Mrs. McClain said Collins did well in school at McLaughlin. “He learned fast, read well. But he stayed to himself, and never brought anybody home. He had no playmates. He was a lonely child. He seemed to bring it on himself, and he tried not to cry, but if somebody corrected him or said hardly anything to him at all, he would start crying. He was very sensitive.” It got so that the McClains sort of let him alone. It was easier that way.

In 1972, the McClains moved to Milwaukee, and of course Collins moved with them. He was ten. He attended the Blakewood Grade School and did well there at first, but the children teased him about his name. “Did you catch the bear? What did you do with the bear?” They taunted him over and over in their singsong child’s voices. And at night he cried out in his sleep.

To be able to take Collins to Milwaukee with them, Mrs. McClain signed a document required by the tribal court.
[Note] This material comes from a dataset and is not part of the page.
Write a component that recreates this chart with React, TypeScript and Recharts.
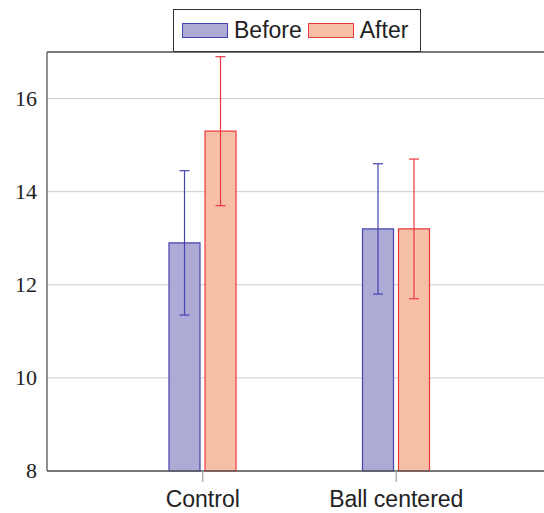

It acknowledged that Collins was in their “temporary custody,” and that the McClains would “cooperate with the Court and return Collins when the Court so orders.”

Collins knew he belonged not to the McClains but to the tribal judge, with his far-reaching power that could extend clear to Milwaukee. He belonged to forces in the Bureau of Indian Affairs he did not know, not by sight, nor by name, forces with the power of God, but a god who cared only about the records kept by the BIA.